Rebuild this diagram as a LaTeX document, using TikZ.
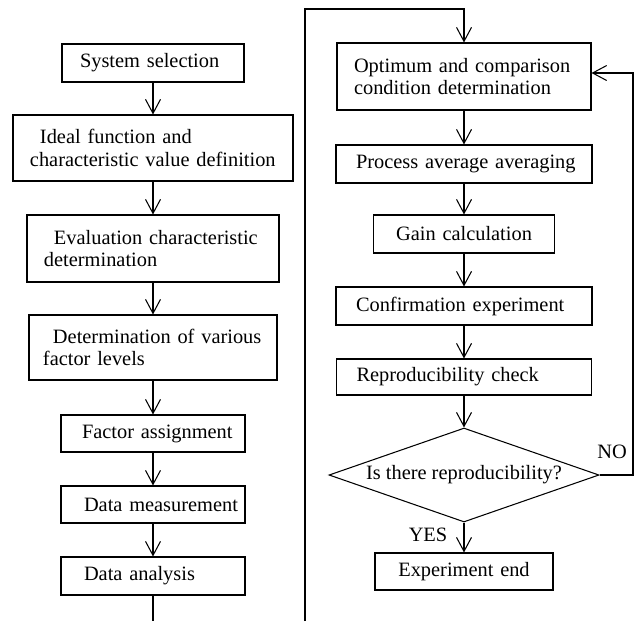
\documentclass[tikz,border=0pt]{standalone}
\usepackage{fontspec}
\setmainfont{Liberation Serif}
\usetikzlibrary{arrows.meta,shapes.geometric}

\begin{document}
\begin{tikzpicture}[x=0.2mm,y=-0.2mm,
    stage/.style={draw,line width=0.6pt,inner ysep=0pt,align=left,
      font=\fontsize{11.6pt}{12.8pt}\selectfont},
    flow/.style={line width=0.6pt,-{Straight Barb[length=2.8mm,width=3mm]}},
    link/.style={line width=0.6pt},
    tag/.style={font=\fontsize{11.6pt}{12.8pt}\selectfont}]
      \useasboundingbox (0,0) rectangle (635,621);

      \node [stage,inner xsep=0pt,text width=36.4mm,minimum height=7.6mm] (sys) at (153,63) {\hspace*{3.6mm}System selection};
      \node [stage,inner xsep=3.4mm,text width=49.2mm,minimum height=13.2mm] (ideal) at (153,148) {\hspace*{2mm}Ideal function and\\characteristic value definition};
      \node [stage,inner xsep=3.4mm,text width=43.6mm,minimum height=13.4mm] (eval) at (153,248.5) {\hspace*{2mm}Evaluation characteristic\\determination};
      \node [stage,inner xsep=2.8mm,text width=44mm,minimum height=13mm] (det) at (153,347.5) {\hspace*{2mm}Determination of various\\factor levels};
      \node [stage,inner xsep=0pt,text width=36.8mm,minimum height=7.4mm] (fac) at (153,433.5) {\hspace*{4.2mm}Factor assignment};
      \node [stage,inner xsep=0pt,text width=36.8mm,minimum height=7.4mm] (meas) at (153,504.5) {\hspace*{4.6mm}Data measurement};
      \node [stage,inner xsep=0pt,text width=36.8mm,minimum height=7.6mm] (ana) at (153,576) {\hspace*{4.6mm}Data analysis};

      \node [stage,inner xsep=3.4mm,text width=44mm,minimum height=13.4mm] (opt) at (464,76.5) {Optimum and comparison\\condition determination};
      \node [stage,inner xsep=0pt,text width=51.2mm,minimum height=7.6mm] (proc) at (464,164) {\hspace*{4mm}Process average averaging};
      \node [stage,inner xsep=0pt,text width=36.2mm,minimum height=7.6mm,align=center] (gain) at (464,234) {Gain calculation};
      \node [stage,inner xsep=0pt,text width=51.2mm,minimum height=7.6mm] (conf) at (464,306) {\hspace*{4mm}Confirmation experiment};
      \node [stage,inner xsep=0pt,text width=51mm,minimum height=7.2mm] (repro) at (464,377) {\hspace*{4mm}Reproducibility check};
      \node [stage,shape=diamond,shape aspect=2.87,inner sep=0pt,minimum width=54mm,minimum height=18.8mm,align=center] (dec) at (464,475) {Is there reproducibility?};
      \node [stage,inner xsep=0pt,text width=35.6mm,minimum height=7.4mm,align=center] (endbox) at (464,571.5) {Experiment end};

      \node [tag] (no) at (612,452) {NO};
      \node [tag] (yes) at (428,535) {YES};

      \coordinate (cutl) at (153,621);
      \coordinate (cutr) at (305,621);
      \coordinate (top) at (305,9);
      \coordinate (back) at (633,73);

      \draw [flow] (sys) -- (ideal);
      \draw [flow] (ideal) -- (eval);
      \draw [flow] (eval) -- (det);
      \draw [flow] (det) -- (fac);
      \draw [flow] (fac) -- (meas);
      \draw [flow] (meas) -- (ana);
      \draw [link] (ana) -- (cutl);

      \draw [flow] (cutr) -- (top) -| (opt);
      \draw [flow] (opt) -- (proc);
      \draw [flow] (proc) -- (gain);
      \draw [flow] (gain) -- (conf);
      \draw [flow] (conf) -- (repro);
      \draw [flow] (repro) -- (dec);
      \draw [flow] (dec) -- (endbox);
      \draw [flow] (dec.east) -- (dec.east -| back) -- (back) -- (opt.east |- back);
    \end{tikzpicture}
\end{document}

→ Instructions to follow
Without the pictures, copy the material exactly as given.

→ Right answer
Rebuild this diagram as a LaTeX document, using TikZ.
\documentclass[tikz,border=0pt]{standalone}
\usepackage{fontspec}
\setmainfont{Liberation Serif}
\usetikzlibrary{arrows.meta,shapes.geometric}

\begin{document}
\begin{tikzpicture}[x=0.2mm,y=-0.2mm,
    stage/.style={draw,line width=0.6pt,inner ysep=0pt,align=left,
      font=\fontsize{11.6pt}{12.8pt}\selectfont},
    flow/.style={line width=0.6pt,-{Straight Barb[length=2.8mm,width=3mm]}},
    link/.style={line width=0.6pt},
    tag/.style={font=\fontsize{11.6pt}{12.8pt}\selectfont}]
      \useasboundingbox (0,0) rectangle (635,621);

      \node [stage,inner xsep=0pt,text width=36.4mm,minimum height=7.6mm] (sys) at (153,63) {\hspace*{3.6mm}System selection};
      \node [stage,inner xsep=3.4mm,text width=49.2mm,minimum height=13.2mm] (ideal) at (153,148) {\hspace*{2mm}Ideal function and\\characteristic value definition};
      \node [stage,inner xsep=3.4mm,text width=43.6mm,minimum height=13.4mm] (eval) at (153,248.5) {\hspace*{2mm}Evaluation characteristic\\determination};
      \node [stage,inner xsep=2.8mm,text width=44mm,minimum height=13mm] (det) at (153,347.5) {\hspace*{2mm}Determination of various\\factor levels};
      \node [stage,inner xsep=0pt,text width=36.8mm,minimum height=7.4mm] (fac) at (153,433.5) {\hspace*{4.2mm}Factor assignment};
      \node [stage,inner xsep=0pt,text width=36.8mm,minimum height=7.4mm] (meas) at (153,504.5) {\hspace*{4.6mm}Data measurement};
      \node [stage,inner xsep=0pt,text width=36.8mm,minimum height=7.6mm] (ana) at (153,576) {\hspace*{4.6mm}Data analysis};

      \node [stage,inner xsep=3.4mm,text width=44mm,minimum height=13.4mm] (opt) at (464,76.5) {Optimum and comparison\\condition determination};
      \node [stage,inner xsep=0pt,text width=51.2mm,minimum height=7.6mm] (proc) at (464,164) {\hspace*{4mm}Process average averaging};
      \node [stage,inner xsep=0pt,text width=36.2mm,minimum height=7.6mm,align=center] (gain) at (464,234) {Gain calculation};
      \node [stage,inner xsep=0pt,text width=51.2mm,minimum height=7.6mm] (conf) at (464,306) {\hspace*{4mm}Confirmation experiment};
      \node [stage,inner xsep=0pt,text width=51mm,minimum height=7.2mm] (repro) at (464,377) {\hspace*{4mm}Reproducibility check};
      \node [stage,shape=diamond,shape aspect=2.87,inner sep=0pt,minimum width=54mm,minimum height=18.8mm,align=center] (dec) at (464,475) {Is there reproducibility?};
      \node [stage,inner xsep=0pt,text width=35.6mm,minimum height=7.4mm,align=center] (endbox) at (464,571.5) {Experiment end};

      \node [tag] (no) at (612,452) {NO};
      \node [tag] (yes) at (428,535) {YES};

      \coordinate (cutl) at (153,621);
      \coordinate (cutr) at (305,621);
      \coordinate (top) at (305,9);
      \coordinate (back) at (633,73);

      \draw [flow] (sys) -- (ideal);
      \draw [flow] (ideal) -- (eval);
      \draw [flow] (eval) -- (det);
      \draw [flow] (det) -- (fac);
      \draw [flow] (fac) -- (meas);
      \draw [flow] (meas) -- (ana);
      \draw [link] (ana) -- (cutl);

      \draw [flow] (cutr) -- (top) -| (opt);
      \draw [flow] (opt) -- (proc);
      \draw [flow] (proc) -- (gain);
      \draw [flow] (gain) -- (conf);
      \draw [flow] (conf) -- (repro);
      \draw [flow] (repro) -- (dec);
      \draw [flow] (dec) -- (endbox);
      \draw [flow] (dec.east) -- (dec.east -| back) -- (back) -- (opt.east |- back);
    \end{tikzpicture}
\end{document}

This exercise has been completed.